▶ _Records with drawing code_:
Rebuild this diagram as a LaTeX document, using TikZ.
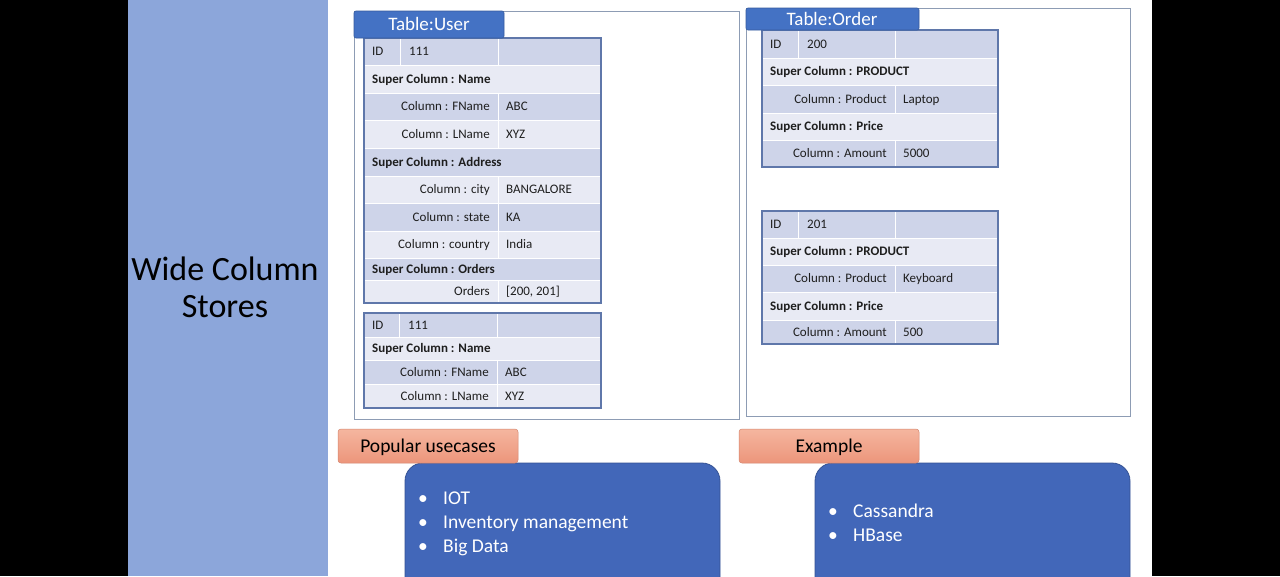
\documentclass[tikz,border=0pt]{standalone}
\usepackage{fontspec}
\setmainfont{Carlito}
\definecolor{panel}{HTML}{8CA6DA}
\definecolor{tabblue}{HTML}{4472C4}
\definecolor{rowdk}{HTML}{CED4E9}
\definecolor{rowlt}{HTML}{E8EAF4}
\definecolor{tbord}{HTML}{5F77AA}
\definecolor{frame}{HTML}{8D9CB4}
\definecolor{bluebox}{HTML}{4267B9}
\definecolor{salmontop}{HTML}{F5B69F}
\definecolor{salmonbot}{HTML}{EC957B}
\definecolor{txtc}{HTML}{1E1E1E}
\tikzset{
  sep/.style={draw=white,line width=1pt},
  tx/.style={font=\fontsize{13}{15}\selectfont,inner sep=0pt,text=txtc},
  bt/.style={tx,font=\fontsize{13}{15}\selectfont\bfseries},
  tborder/.style={draw=tbord,line width=1.1pt},
  framebox/.style={draw=frame,line width=1pt},
  tabtitle/.style={fill=tabblue,draw=tabblue!80!black,line width=0.6pt,rounded corners=2pt},
  tabtext/.style={text=white,font=\fontsize{19}{22}\selectfont,inner sep=0pt},
  salmon/.style={top color=salmontop,bottom color=salmonbot,draw=salmonbot!90!black,line width=0.5pt,rounded corners=3pt},
  saltext/.style={text=black,font=\fontsize{19.5}{23}\selectfont,inner sep=0pt},
  bluerect/.style={fill=bluebox,draw=bluebox!80!black,line width=0.8pt,rounded corners=18pt},
  btext/.style={text=white,font=\fontsize{19.5}{23}\selectfont,inner sep=0pt,anchor=base west},
  dk/.style={fill=rowdk},
  lt/.style={fill=rowlt}
}
\newcommand\idrow[5]{%
  \fill[#4] (\tabL,#2) rectangle (\tabR,#3);
  \draw[sep] (\tabL,#2) -- (\tabR,#2) (\tabI,#2) -- (\tabI,#3) (\tabM,#2) -- (\tabM,#3);
  \node[tx,anchor=base west] (#1a) at (\tabL+8,{(#2+#3)/2+4.3}) {ID};
  \node[tx,anchor=base west] (#1b) at (\tabI+9,{(#2+#3)/2+4.3}) {#5};}
\newcommand\fullrow[5]{%
  \fill[#4] (\tabL,#2) rectangle (\tabR,#3);
  \draw[sep] (\tabL,#2) -- (\tabR,#2);
  \node[bt,anchor=base west] (#1) at (\tabL+8,{(#2+#3)/2+4.3}) {#5};}
\newcommand\splitrow[6]{%
  \fill[#4] (\tabL,#2) rectangle (\tabR,#3);
  \draw[sep] (\tabL,#2) -- (\tabR,#2) (\tabM,#2) -- (\tabM,#3);
  \node[tx,anchor=base east] (#1a) at (\tabM-8,{(#2+#3)/2+4.3}) {#5};
  \node[tx,anchor=base west] (#1b) at (\tabM+8,{(#2+#3)/2+4.3}) {#6};}
\begin{document}
\begin{tikzpicture}[x=1pt,y=-1pt]
\useasboundingbox (0,0) rectangle (1280,576);
\fill[black] (0,0) rectangle (1280,576);
\fill[white] (328,0) rectangle (1152,576);
\fill[panel] (128,0) rectangle (328,576);
\node[font=\fontsize{34}{37}\selectfont,align=center,text=black,inner sep=0pt] (title) at (225,287) {Wide Column\\Stores};

% ---- Table:User frame
\draw[framebox] (354,11) rectangle (739,419);
% user table 1
\def\tabL{364}\def\tabR{601}\def\tabI{400}\def\tabM{498}
\idrow{ua}{38}{65}{dk}{111}
\fullrow{ub}{65}{93}{lt}{Super Column : Name}
\splitrow{uc}{93}{120}{dk}{Column : FName}{ABC}
\splitrow{ud}{120}{148}{lt}{Column : LName}{XYZ}
\fullrow{ue}{148}{176}{dk}{Super Column : Address}
\splitrow{uf}{176}{203}{lt}{Column : city}{BANGALORE}
\splitrow{ug}{203}{231}{dk}{Column : state}{KA}
\splitrow{uh}{231}{258}{lt}{Column : country}{India}
\fullrow{ui}{258}{280}{dk}{Super Column : Orders}
\splitrow{uj}{280}{303}{lt}{Orders}{[200, 201]}
\draw[tborder] (\tabL,38) rectangle (\tabR,303);
% user table 2
\def\tabI{399}\def\tabM{497}
\idrow{va}{313}{337}{dk}{111}
\fullrow{vb}{337}{360}{lt}{Super Column : Name}
\splitrow{vc}{360}{384}{dk}{Column : FName}{ABC}
\splitrow{vd}{384}{408}{lt}{Column : LName}{XYZ}
\draw[tborder] (\tabL,313) rectangle (\tabR,408);
% title tab
\draw[tabtitle] (354,11) rectangle (504,38);
\node[tabtext] (tuser) at (429,24) {Table:User};

% ---- Table:Order frame
\draw[framebox] (746,8) rectangle (1130,416);
\def\tabL{762}\def\tabR{998}\def\tabI{798}\def\tabM{895}
\idrow{oa}{30}{58}{dk}{200}
\fullrow{ob}{58}{85}{lt}{Super Column : PRODUCT}
\splitrow{oc}{85}{113}{dk}{Column : Product}{Laptop}
\fullrow{od}{113}{140}{lt}{Super Column : Price}
\splitrow{oe}{140}{167}{dk}{Column : Amount}{5000}
\draw[tborder] (\tabL,30) rectangle (\tabR,167);
\idrow{pa}{211}{238}{dk}{201}
\fullrow{pb}{238}{265}{lt}{Super Column : PRODUCT}
\splitrow{pc}{265}{292}{dk}{Column : Product}{Keyboard}
\fullrow{pd}{292}{320}{lt}{Super Column : Price}
\splitrow{pe}{320}{344}{dk}{Column : Amount}{500}
\draw[tborder] (\tabL,211) rectangle (\tabR,344);
\draw[tabtitle] (746,8) rectangle (919,30);
\node[tabtext] (torder) at (832,19) {Table:Order};

% ---- bottom boxes
\draw[bluerect] (405,463) rectangle (720,600);
\node[btext] (b1) at (418,504.5) {•};
\node[btext] (i1) at (443,504.5) {IOT};
\node[btext] (b2) at (418,528.5) {•};
\node[btext] (i2) at (443,528.5) {Inventory management};
\node[btext] (b3) at (418,552.5) {•};
\node[btext] (i3) at (443,552.5) {Big Data};
\draw[salmon] (338,429) rectangle (518,463);
\node[saltext] (uses) at (428,447) {Popular usecases};

\draw[bluerect] (815,463) rectangle (1130,600);
\node[btext] (c1) at (828,517.5) {•};
\node[btext] (e1) at (853,517.5) {Cassandra};
\node[btext] (c2) at (828,541.5) {•};
\node[btext] (e2) at (853,541.5) {HBase};
\draw[salmon] (739,429) rectangle (919,463);
\node[saltext] (ex) at (829,447) {Example};
\end{tikzpicture}
\end{document}
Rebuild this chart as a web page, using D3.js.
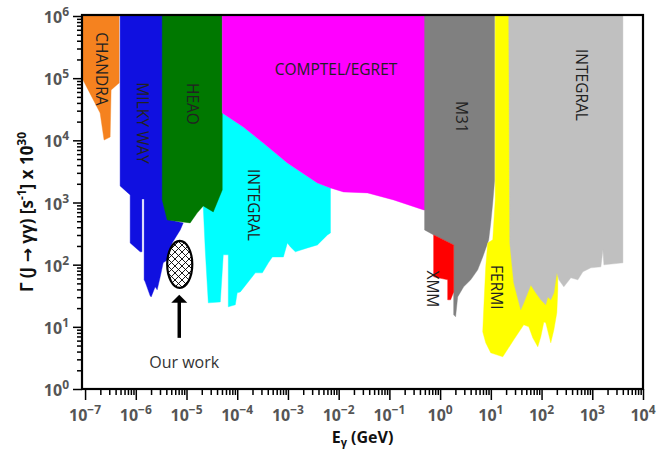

▶ _Aim of the task_:
Reproduce each entry precisely, dropping only the pictures.

▶ _Correct output_:
Rebuild this diagram as a LaTeX document, using TikZ.
\documentclass[tikz,border=0pt]{standalone}
\usepackage{fontspec}
\setmainfont{Carlito}
\definecolor{panel}{HTML}{8CA6DA}
\definecolor{tabblue}{HTML}{4472C4}
\definecolor{rowdk}{HTML}{CED4E9}
\definecolor{rowlt}{HTML}{E8EAF4}
\definecolor{tbord}{HTML}{5F77AA}
\definecolor{frame}{HTML}{8D9CB4}
\definecolor{bluebox}{HTML}{4267B9}
\definecolor{salmontop}{HTML}{F5B69F}
\definecolor{salmonbot}{HTML}{EC957B}
\definecolor{txtc}{HTML}{1E1E1E}
\tikzset{
  sep/.style={draw=white,line width=1pt},
  tx/.style={font=\fontsize{13}{15}\selectfont,inner sep=0pt,text=txtc},
  bt/.style={tx,font=\fontsize{13}{15}\selectfont\bfseries},
  tborder/.style={draw=tbord,line width=1.1pt},
  framebox/.style={draw=frame,line width=1pt},
  tabtitle/.style={fill=tabblue,draw=tabblue!80!black,line width=0.6pt,rounded corners=2pt},
  tabtext/.style={text=white,font=\fontsize{19}{22}\selectfont,inner sep=0pt},
  salmon/.style={top color=salmontop,bottom color=salmonbot,draw=salmonbot!90!black,line width=0.5pt,rounded corners=3pt},
  saltext/.style={text=black,font=\fontsize{19.5}{23}\selectfont,inner sep=0pt},
  bluerect/.style={fill=bluebox,draw=bluebox!80!black,line width=0.8pt,rounded corners=18pt},
  btext/.style={text=white,font=\fontsize{19.5}{23}\selectfont,inner sep=0pt,anchor=base west},
  dk/.style={fill=rowdk},
  lt/.style={fill=rowlt}
}
\newcommand\idrow[5]{%
  \fill[#4] (\tabL,#2) rectangle (\tabR,#3);
  \draw[sep] (\tabL,#2) -- (\tabR,#2) (\tabI,#2) -- (\tabI,#3) (\tabM,#2) -- (\tabM,#3);
  \node[tx,anchor=base west] (#1a) at (\tabL+8,{(#2+#3)/2+4.3}) {ID};
  \node[tx,anchor=base west] (#1b) at (\tabI+9,{(#2+#3)/2+4.3}) {#5};}
\newcommand\fullrow[5]{%
  \fill[#4] (\tabL,#2) rectangle (\tabR,#3);
  \draw[sep] (\tabL,#2) -- (\tabR,#2);
  \node[bt,anchor=base west] (#1) at (\tabL+8,{(#2+#3)/2+4.3}) {#5};}
\newcommand\splitrow[6]{%
  \fill[#4] (\tabL,#2) rectangle (\tabR,#3);
  \draw[sep] (\tabL,#2) -- (\tabR,#2) (\tabM,#2) -- (\tabM,#3);
  \node[tx,anchor=base east] (#1a) at (\tabM-8,{(#2+#3)/2+4.3}) {#5};
  \node[tx,anchor=base west] (#1b) at (\tabM+8,{(#2+#3)/2+4.3}) {#6};}
\begin{document}
\begin{tikzpicture}[x=1pt,y=-1pt]
\useasboundingbox (0,0) rectangle (1280,576);
\fill[black] (0,0) rectangle (1280,576);
\fill[white] (328,0) rectangle (1152,576);
\fill[panel] (128,0) rectangle (328,576);
\node[font=\fontsize{34}{37}\selectfont,align=center,text=black,inner sep=0pt] (title) at (225,287) {Wide Column\\Stores};

% ---- Table:User frame
\draw[framebox] (354,11) rectangle (739,419);
% user table 1
\def\tabL{364}\def\tabR{601}\def\tabI{400}\def\tabM{498}
\idrow{ua}{38}{65}{dk}{111}
\fullrow{ub}{65}{93}{lt}{Super Column : Name}
\splitrow{uc}{93}{120}{dk}{Column : FName}{ABC}
\splitrow{ud}{120}{148}{lt}{Column : LName}{XYZ}
\fullrow{ue}{148}{176}{dk}{Super Column : Address}
\splitrow{uf}{176}{203}{lt}{Column : city}{BANGALORE}
\splitrow{ug}{203}{231}{dk}{Column : state}{KA}
\splitrow{uh}{231}{258}{lt}{Column : country}{India}
\fullrow{ui}{258}{280}{dk}{Super Column : Orders}
\splitrow{uj}{280}{303}{lt}{Orders}{[200, 201]}
\draw[tborder] (\tabL,38) rectangle (\tabR,303);
% user table 2
\def\tabI{399}\def\tabM{497}
\idrow{va}{313}{337}{dk}{111}
\fullrow{vb}{337}{360}{lt}{Super Column : Name}
\splitrow{vc}{360}{384}{dk}{Column : FName}{ABC}
\splitrow{vd}{384}{408}{lt}{Column : LName}{XYZ}
\draw[tborder] (\tabL,313) rectangle (\tabR,408);
% title tab
\draw[tabtitle] (354,11) rectangle (504,38);
\node[tabtext] (tuser) at (429,24) {Table:User};

% ---- Table:Order frame
\draw[framebox] (746,8) rectangle (1130,416);
\def\tabL{762}\def\tabR{998}\def\tabI{798}\def\tabM{895}
\idrow{oa}{30}{58}{dk}{200}
\fullrow{ob}{58}{85}{lt}{Super Column : PRODUCT}
\splitrow{oc}{85}{113}{dk}{Column : Product}{Laptop}
\fullrow{od}{113}{140}{lt}{Super Column : Price}
\splitrow{oe}{140}{167}{dk}{Column : Amount}{5000}
\draw[tborder] (\tabL,30) rectangle (\tabR,167);
\idrow{pa}{211}{238}{dk}{201}
\fullrow{pb}{238}{265}{lt}{Super Column : PRODUCT}
\splitrow{pc}{265}{292}{dk}{Column : Product}{Keyboard}
\fullrow{pd}{292}{320}{lt}{Super Column : Price}
\splitrow{pe}{320}{344}{dk}{Column : Amount}{500}
\draw[tborder] (\tabL,211) rectangle (\tabR,344);
\draw[tabtitle] (746,8) rectangle (919,30);
\node[tabtext] (torder) at (832,19) {Table:Order};

% ---- bottom boxes
\draw[bluerect] (405,463) rectangle (720,600);
\node[btext] (b1) at (418,504.5) {•};
\node[btext] (i1) at (443,504.5) {IOT};
\node[btext] (b2) at (418,528.5) {•};
\node[btext] (i2) at (443,528.5) {Inventory management};
\node[btext] (b3) at (418,552.5) {•};
\node[btext] (i3) at (443,552.5) {Big Data};
\draw[salmon] (338,429) rectangle (518,463);
\node[saltext] (uses) at (428,447) {Popular usecases};

\draw[bluerect] (815,463) rectangle (1130,600);
\node[btext] (c1) at (828,517.5) {•};
\node[btext] (e1) at (853,517.5) {Cassandra};
\node[btext] (c2) at (828,541.5) {•};
\node[btext] (e2) at (853,541.5) {HBase};
\draw[salmon] (739,429) rectangle (919,463);
\node[saltext] (ex) at (829,447) {Example};
\end{tikzpicture}
\end{document}
Rebuild this chart as a web page, using D3.js.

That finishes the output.